Top-rated funds include:
  • EdenTree Amity International A
  • Rathbone Global Opportunities
  • Stewart Investors Worldwide Sustainability
  • Liontrust SF Global Growth
  • Old Mutual Newton Global Income

Elsewhere, the AIC has spoken to analysts and pulled together a selection of investment trust ‘rising stars’ – the up-and-coming managers to watch in coming months and years.

Paul Major, co-manager on the recently launched BB Healthcare Trust, is picked by Anthony Leatham at Peel Hunt LLP. He has 18 years’ experience in the sector and ‘is able to express his stock picking skill in this very concentrated (max 35 stock) portfolio,’ says Leatham.

Ross Teverson, lead manager on the Jupiter Emerging and Frontier Income trust, also has 15 years’ experience and an impressive track record in emerging markets under his belt. Leatham likes his ‘disarmingly intuitive focus on companies which are undergoing change, combined with an unconstrained mandate, accessing stocks from across the market cap spectrum and going beyond emerging into frontier markets.’

Guy Anderson of Mercantile IT is the pick of Emma Bird at Winterflood. She says: ‘The manager’s passion about the individual stocks in which he invests is evident and the fund has started to show signs of a turnaround in performance since his role was expanded just over two years ago.’

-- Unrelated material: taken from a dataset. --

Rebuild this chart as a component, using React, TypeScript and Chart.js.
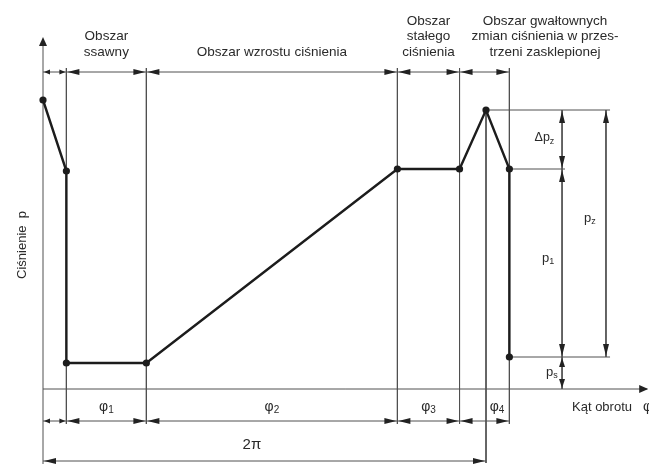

James Goldstone, who took over Keystone IT from Mark Barnett in April, ‘has already put his stamp on the portfolio… placing a greater emphasis on valuation,’ according to Ewan Lovett-Turner of Numis.

Laura Foll, who works alongside James Henderson on Lowland and Law Debenture, is also one of his tips. ‘I’ve been impressed by Laura’s deep stock specific knowledge and I expect her to have a bright future,’ he says.

Looking ahead, what should investors be aware of for the second half of the year? The Share Centre has some ideas.

‘Elections in Germany and Italy have the potential to keep risks elevated in Europe,’ says Sheridan Admans. ‘Meanwhile in the US, Trump’s policies remain a concern; delays to key ones such as repealing Obamacare and pushing through tax reforms, coupled with underwhelming economic data, could be the dampener a peaking US stock market needs.’

He reckons the recent rise in UK inflation ‘could be short-lived, as OPEC’s weaker than hoped for agreement to cut supply continues to be challenged by a relentless rise in US drilling’. He adds that ‘while commodities should do well in an inflationary environment, the market seems of the view that inflation will slow towards the back-end on 2017 after peaking in late summer.’

Admans adds: ‘With volatility so low and with little ahead to shake it up, heading into the summer we could see markets become range-bound. “Sell in May and go away,” the saying goes. Time will tell, but if the first half of 2017 was anything to go by, investors might do well to sit tight this summer!’